What boards should take from it

1. Committee composition is the load-bearing question. Swiss listed company boards already operate under a structural expectation of an independent compensation committee. Tornetta is a reminder that independence is not a formal attribute to be verified at appointment; it is a live state of the committee in the specific decision. A committee that is technically independent but whose members have histories of alignment with the CEO on prior matters will be scrutinised on Swiss facts under Art. 717 and, depending on the resolution, under Art. 706 OR. See the executive- dismissal and compensation agenda.

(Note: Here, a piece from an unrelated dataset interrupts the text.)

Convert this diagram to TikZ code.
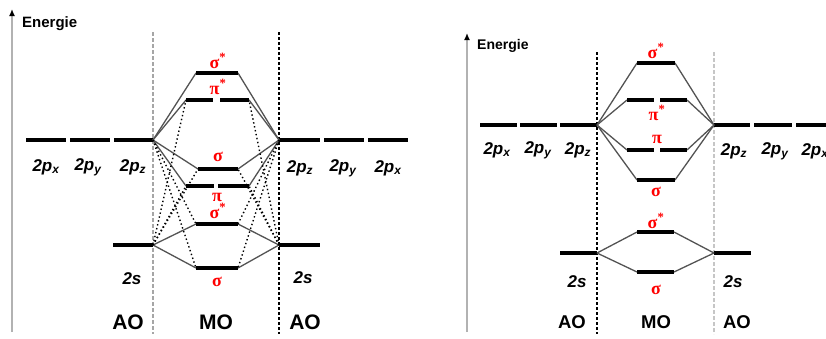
\documentclass[tikz,border=0pt]{standalone}
\usepackage{fontspec}
\setmainfont{Liberation Sans}
\newfontfamily\gkfont{Liberation Serif}
\usetikzlibrary{arrows.meta}
\begin{document}
\begin{tikzpicture}[x=1pt,y=-1pt,
  lvl/.style={line width=3.5pt},
  corr/.style={gray!65!black, line width=1.3pt},
  mix/.style={black, line width=1.4pt, dash pattern=on 1.4pt off 2.6pt},
  lab/.style={font=\bfseries\itshape\fontsize{17}{17}\selectfont, inner sep=0pt},
  aolab/.style={font=\bfseries\fontsize{21}{21}\selectfont, inner sep=0pt},
  aolabs/.style={font=\bfseries\fontsize{18.5}{18.5}\selectfont, inner sep=0pt},
  gk/.style={text=red, font=\gkfont\bfseries\fontsize{18}{18}\selectfont, inner sep=0pt},
  en/.style={font=\bfseries\fontsize{15}{15}\selectfont, inner sep=0pt, anchor=west},
  axis/.style={gray!60, line width=2pt, -{Latex[length=7pt,width=6pt,color=black]}},
  gdash/.style={gray!70, line width=1.2pt, dash pattern=on 4pt off 2pt},
  bdot/.style={black, line width=2pt, dash pattern=on 3pt off 2pt}]
\useasboundingbox (0,0) rectangle (826,338);

% ================= LEFT DIAGRAM =================
\coordinate (Pax0) at (12,332); \coordinate (Pax1) at (12,9);
\draw[axis] (Pax0) -- (Pax1);
\node[en] (Pen) at (22,24) {Energie};
\coordinate (Pv1t) at (153,32); \coordinate (Pv1b) at (153,334);
\coordinate (Pv2t) at (279,32); \coordinate (Pv2b) at (279,334);
\draw[gdash] (Pv1t) -- (Pv1b);
\draw[bdot] (Pv2t) -- (Pv2b);

% AO levels
\coordinate (Ppx1) at (26,140); \coordinate (Ppx2) at (66,140);
\coordinate (Ppy1) at (70,140); \coordinate (Ppy2) at (110,140);
\coordinate (Ppz1) at (114,140); \coordinate (Ppz2) at (153,140);
\coordinate (PRpz1) at (279,140); \coordinate (PRpz2) at (320,140);
\coordinate (PRpy1) at (324,140); \coordinate (PRpy2) at (364,140);
\coordinate (PRpx1) at (368,140); \coordinate (PRpx2) at (408,140);
\coordinate (Ps1) at (113,245); \coordinate (Ps2) at (153,245);
\coordinate (PRs1) at (279,245); \coordinate (PRs2) at (320,245);
\foreach \a/\b in {Ppx1/Ppx2,Ppy1/Ppy2,Ppz1/Ppz2,PRpz1/PRpz2,PRpy1/PRpy2,PRpx1/PRpx2,Ps1/Ps2,PRs1/PRs2}
  \draw[lvl] (\a) -- (\b);

% MO levels
\coordinate (PA1) at (196,73); \coordinate (PA2) at (238,73);
\coordinate (PB1) at (186,100); \coordinate (PBm1) at (213,100); \coordinate (PBm2) at (220,100); \coordinate (PB2) at (249,100);
\coordinate (PC1) at (198,169); \coordinate (PC2) at (238,169);
\coordinate (PD1) at (186,186); \coordinate (PDm1) at (214,186); \coordinate (PDm2) at (218,186); \coordinate (PD2) at (249,186);
\coordinate (PE1) at (196,224); \coordinate (PE2) at (238,224);
\coordinate (PF1) at (196,268); \coordinate (PF2) at (238,268);

% correlation lines
\foreach \t in {PA1,PB1,PC1,PD1} \draw[corr] (Ppz2) -- (\t);
\foreach \t in {PA2,PB2,PC2,PD2} \draw[corr] (PRpz1) -- (\t);
\foreach \t in {PE1,PF1} \draw[corr] (Ps2) -- (\t);
\foreach \t in {PE2,PF2} \draw[corr] (PRs1) -- (\t);
% s-p mixing
\foreach \t in {PB1,PC1,PD1} \draw[mix] (Ps2) -- (\t);
\foreach \t in {PB2,PC2,PD2} \draw[mix] (PRs1) -- (\t);
\foreach \t in {PE1,PF1} \draw[mix] (Ppz2) -- (\t);
\foreach \t in {PE2,PF2} \draw[mix] (PRpz1) -- (\t);

\foreach \a/\b in {PA1/PA2,PB1/PBm1,PBm2/PB2,PC1/PC2,PD1/PDm1,PDm2/PD2,PE1/PE2,PF1/PF2}
  \draw[lvl] (\a) -- (\b);

% labels
\node[lab] (Plpx) at (46,167) {2p\textsubscript{x}};
\node[lab] (Plpy) at (88,167) {2p\textsubscript{y}};
\node[lab] (Plpz) at (133,167) {2p\textsubscript{z}};
\node[lab] (PRlpz) at (300,168) {2p\textsubscript{z}};
\node[lab] (PRlpy) at (343,168) {2p\textsubscript{y}};
\node[lab] (PRlpx) at (388,168) {2p\textsubscript{x}};
\node[lab] (Pls) at (132,279) {2s};
\node[lab] (PRls) at (303,278) {2s};
\node[aolab] (Pao1) at (128,322) {AO};
\node[aolab] (Pmo) at (216,322) {MO};
\node[aolab] (Pao2) at (305,322) {AO};
\node[gk] (PgA) at (218,61) {σ\textsuperscript{*}};
\node[gk] (PgB) at (218,87) {π\textsuperscript{*}};
\node[gk] (PgC) at (218,157) {σ};
\node[gk] (PgD) at (217,197) {π};
\node[gk] (PgE) at (218,211) {σ\textsuperscript{*}};
\node[gk] (PgF) at (217,282) {σ};

% ================= RIGHT DIAGRAM =================
\coordinate (Qax0) at (467,332); \coordinate (Qax1) at (467,33);
\draw[axis] (Qax0) -- (Qax1);
\node[en, font=\bfseries\fontsize{14}{14}\selectfont] (Qen) at (477,46) {Energie};
\coordinate (Qv1t) at (597,52); \coordinate (Qv1b) at (597,334);
\coordinate (Qv2t) at (714,52); \coordinate (Qv2b) at (714,334);
\draw[bdot, line width=1.5pt] (Qv1t) -- (Qv1b);
\draw[gdash, gray!45] (Qv2t) -- (Qv2b);

\coordinate (Qpx1) at (480,125); \coordinate (Qpx2) at (517,125);
\coordinate (Qpy1) at (520,125); \coordinate (Qpy2) at (557,125);
\coordinate (Qpz1) at (560,125); \coordinate (Qpz2) at (597,125);
\coordinate (QRpz1) at (714,125); \coordinate (QRpz2) at (750,125);
\coordinate (QRpy1) at (754,125); \coordinate (QRpy2) at (792,125);
\coordinate (QRpx1) at (796,125); \coordinate (QRpx2) at (832,125);
\coordinate (Qs1) at (560,253); \coordinate (Qs2) at (597,253);
\coordinate (QRs1) at (714,253); \coordinate (QRs2) at (751,253);
\foreach \a/\b in {Qpx1/Qpx2,Qpy1/Qpy2,Qpz1/Qpz2,QRpz1/QRpz2,QRpy1/QRpy2,QRpx1/QRpx2,Qs1/Qs2,QRs1/QRs2}
  \draw[lvl] (\a) -- (\b);

\coordinate (QA1) at (637,63); \coordinate (QA2) at (675,63);
\coordinate (QB1) at (627,100); \coordinate (QBm1) at (654,100); \coordinate (QBm2) at (660,100); \coordinate (QB2) at (687,100);
\coordinate (QC1) at (627,150); \coordinate (QCm1) at (654,150); \coordinate (QCm2) at (660,150); \coordinate (QC2) at (687,150);
\coordinate (QD1) at (637,180); \coordinate (QD2) at (675,180);
\coordinate (QE1) at (637,232); \coordinate (QE2) at (674,232);
\coordinate (QF1) at (637,272); \coordinate (QF2) at (674,272);

\foreach \t in {QA1,QB1,QC1,QD1} \draw[corr] (Qpz2) -- (\t);
\foreach \t in {QA2,QB2,QC2,QD2} \draw[corr] (QRpz1) -- (\t);
\foreach \t in {QE1,QF1} \draw[corr] (Qs2) -- (\t);
\foreach \t in {QE2,QF2} \draw[corr] (QRs1) -- (\t);

\foreach \a/\b in {QA1/QA2,QB1/QBm1,QBm2/QB2,QC1/QCm1,QCm2/QC2,QD1/QD2,QE1/QE2,QF1/QF2}
  \draw[lvl] (\a) -- (\b);

\node[lab] (Qlpx) at (497,150) {2p\textsubscript{x}};
\node[lab] (Qlpy) at (538,150) {2p\textsubscript{y}};
\node[lab] (Qlpz) at (578,150) {2p\textsubscript{z}};
\node[lab] (QRlpz) at (734,151) {2p\textsubscript{z}};
\node[lab] (QRlpy) at (775,151) {2p\textsubscript{y}};
\node[lab] (QRlpx) at (815,151) {2p\textsubscript{x}};
\node[lab] (Qls) at (577,282) {2s};
\node[lab] (QRls) at (733,282) {2s};
\node[aolabs] (Qao1) at (572,322) {AO};
\node[aolabs] (Qmo) at (656,322) {MO};
\node[aolabs] (Qao2) at (737,322) {AO};
\node[gk] (QgA) at (656,51) {σ\textsuperscript{*}};
\node[gk] (QgB) at (657,113) {π\textsuperscript{*}};
\node[gk] (QgC) at (657,139) {π};
\node[gk] (QgD) at (656,192) {σ};
\node[gk] (QgE) at (656,221) {σ\textsuperscript{*}};
\node[gk] (QgF) at (656,290) {σ};
\end{tikzpicture}
\end{document}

2. The compensation report must disclose what a critical reader would ask. The Tornetta ruling on ratification turned on the disclosure deficit in the proxy materials. Swiss listed companies' compensation reports face their own audit and shareholder scrutiny; the Tornetta lesson is that disclosure should anticipate the difficult question the controller- skeptical reader would ask — about benchmarking sources, about negotiation posture, about the alternatives considered, about the controller’s role in the process — not merely cover the statutory minimum.

3. Controller boards should not assume ratification saves them. The December 2024 Delaware ruling — that a subsequent shareholder vote could not cure the original process defect — is not a universal principle, but it is a signal. A Swiss controller-involved board that assumes an Art. 735 OR binding shareholder vote, obtained on incomplete disclosure, cleanses a compensation arrangement otherwise open to Art. 706 abuse-of-majority challenge is relying on the wrong cure. The cleaner path is to get the process right the first time.

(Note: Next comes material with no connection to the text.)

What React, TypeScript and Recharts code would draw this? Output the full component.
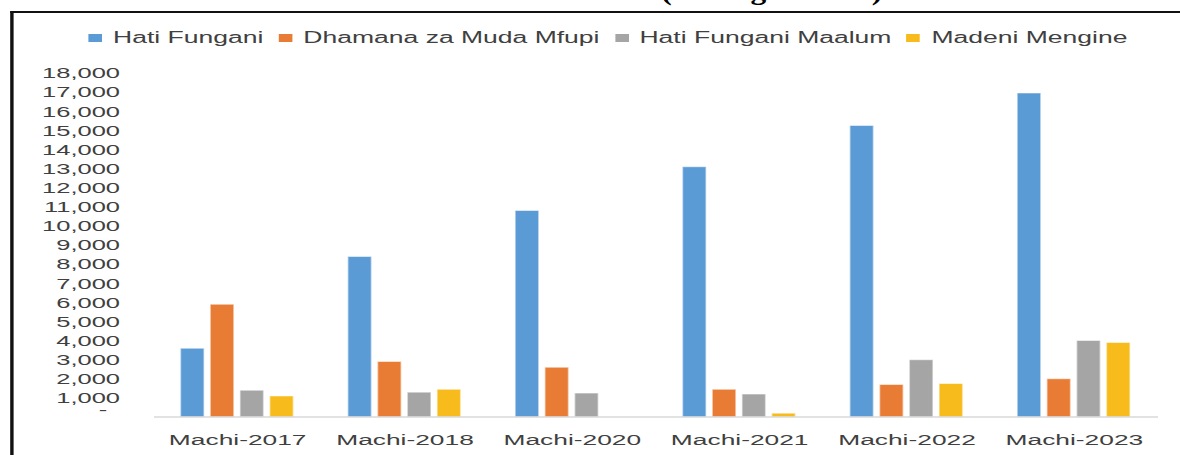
import React from 'react';
import { BarChart, Bar, XAxis, YAxis, Legend } from 'recharts';

// source picture is stretched sideways, so the chart is drawn narrow and widened
const STRETCH = 1.7;
const INNER_W = 1180 / STRETCH;
const TEXT = '#404040';

const periods = ['Machi-2017', 'Machi-2018', 'Machi-2020', 'Machi-2021', 'Machi-2022', 'Machi-2023'];
const hatiFungani = [3600, 8400, 10800, 13100, 15250, 16950];
const dhamanaMudaMfupi = [5900, 2900, 2600, 1450, 1700, 2000];
const hatiFunganiMaalum = [1400, 1300, 1250, 1200, 3000, 4000];
const madeniMengine = [1100, 1450, 0, 200, 1750, 3900];

const seriesKeys = ['hf', 'dm', 'hfm', 'mm'];
const seriesNames = ['Hati Fungani', 'Dhamana za Muda Mfupi', 'Hati Fungani Maalum', 'Madeni Mengine'];
const seriesColors = ['#5b9bd5', '#e97c35', '#a5a5a5', '#f7bc1c'];
const yTicks = [0, 1000, 2000, 3000, 4000, 5000, 6000, 7000, 8000, 9000, 10000, 11000, 12000, 13000, 14000, 15000, 16000, 17000, 18000];

const rows = periods.map((p, i) => ({
  period: p,
  hf: hatiFungani[i],
  dm: dhamanaMudaMfupi[i],
  hfm: hatiFunganiMaalum[i],
  mm: madeniMengine[i],
}));

function YTick(props: any) {
  const { x, y, payload } = props;
  const v = payload.value as number;
  if (v === 0) {
    return <text x={x - 7.5} y={y - 2} textAnchor="end" fill={TEXT} fontSize={15}>-</text>;
  }
  return (
    <text x={x} y={y} dy="0.355em" textAnchor="end" fill={TEXT} fontSize={15}>
      {v.toLocaleString('en-US')}
    </text>
  );
}

function renderLegend() {
  return (
    <div style={{ height: 20, display: 'flex', alignItems: 'center', paddingLeft: 52, fontSize: 15.6, color: TEXT, lineHeight: '20px', whiteSpace: 'nowrap' }}>
      {seriesNames.map((n, i) => (
        <span key={n} style={{ display: 'flex', alignItems: 'center', marginRight: 9 }}>
          <span style={{ display: 'inline-block', width: 8, height: 8, background: seriesColors[i], marginRight: 6.5 }} />
          {n}
        </span>
      ))}
    </div>
  );
}

export default function App() {
  return (
    <div style={{ position: 'absolute', left: 0, top: 0, width: 1180, height: 455, overflow: 'hidden', background: '#fff' }}>
      <div style={{ position: 'absolute', left: 0, top: 0, width: INNER_W, height: 455, transform: `scaleX(${STRETCH})`, transformOrigin: '0 0', fontFamily: '"Liberation Sans", Arial, sans-serif' }}>
        {/* title sits above the picture's top edge; only its descenders show */}
        <svg width={INNER_W} height={12} style={{ position: 'absolute', left: 0, top: 0 }}>
          <text x={454} y={-0.5} textAnchor="middle" textLength={130} lengthAdjust="spacingAndGlyphs" fontFamily='"Liberation Serif", serif' fontWeight="bold" fontSize={26} fill="#000">(Shilingi Bilioni)</text>
        </svg>
        <div style={{ position: 'absolute', left: 6, top: 11, width: INNER_W, height: 460, borderLeft: '2px solid #111', borderTop: '2px solid #111' }} />
        <div style={{ position: 'absolute', left: 0, top: 0 }}>
          <BarChart width={INNER_W} height={455} data={rows} margin={{ top: 53, right: 12.9, left: 0, bottom: 0 }} barCategoryGap={15.5} barGap={3.5}>
            <XAxis dataKey="period" height={38} interval={0} tickLine={false} tickSize={0} tickMargin={17} axisLine={{ stroke: '#d9d9d9', strokeWidth: 1.5 }} tick={{ fill: TEXT, fontSize: 15.5 }} />
            <YAxis width={90.6} domain={[0, 18000]} ticks={yTicks} interval={0} axisLine={false} tickLine={false} tickSize={0} tickMargin={20} tick={<YTick />} />
            <Legend verticalAlign="top" align="left" wrapperStyle={{ top: 28, left: 0 }} content={renderLegend} />
            {seriesKeys.map((k, i) => (
              <Bar key={k} dataKey={k} name={seriesNames[i]} fill={seriesColors[i]} stroke="#ffffff" strokeOpacity={0.5} strokeWidth={1} isAnimationActive={false} />
            ))}
          </BarChart>
        </div>
      </div>
    </div>
  );
}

4. Size attracts scrutiny that is structurally different. A very large compensation package, even one procedurally clean, will attract engagement from institutional investors, proxy advisers (ISS, Glass Lewis, Ethos), and eventually (in listed Swiss companies) the pension- fund votes organised via ethos and the SIX listing engagement frameworks. Tornetta’s rescission was possible because the shareholders who voted in 2018 had not seen the full picture. Swiss boards proposing large packages should work on the assumption that engagement-sophisticated shareholders will form their view and publish their rationale before the vote.

Implications for the reference work

Director Duties under Swiss Law, at the section on the duty of loyalty, will be updated to include a discussion of controller-involved compensation transactions and the limits of shareholder- ratification cleansing under Swiss doctrine. The Agenda briefing on executive dismissal and compensation gains a cross-reference to this commentary at the failure-modes section — specifically on the committee-independence and disclosure-quality dimensions.

Primary sources

Delaware: Tornetta v. Musk, 310 A.3d 430 (Del. Ch. 30 January 2024) (Chancellor McCormick’s entire-fairness rescission opinion); the December 2024 follow-on ruling of the Delaware Court of Chancery on the post-rescission shareholder ratification (docket C.A. No. 2018-0408-KSJM, as reported); Corwin v. KKR Financial Holdings LLC, 125 A.3d 304 (Del. 2015) (on ratification-based business-judgment deference and its limits in controller transactions); Kahn v. M&F Worldwide Corp., 88 A.3d 635 (Del. 2014) (on the MFW framework for conditioning controller transactions for business-judgment review).

Swiss sources cited: Art. 732 ff. OR (compensation framework for listed companies, post-2023 reform), Art. 733 OR (compensation committee), Art. 734 ff. OR (compensation report), Art. 735, 735a, 735b OR (binding shareholder vote), Art. 735c OR (prohibited structures), Art. 706 OR (Anfechtungsklage, including abuse of majority under para. 2 ch. 3), Art. 717 OR (duty of loyalty), Art. 754 OR (director liability). Case cross-references are to opencaselaw.ch where the decisions are Swiss.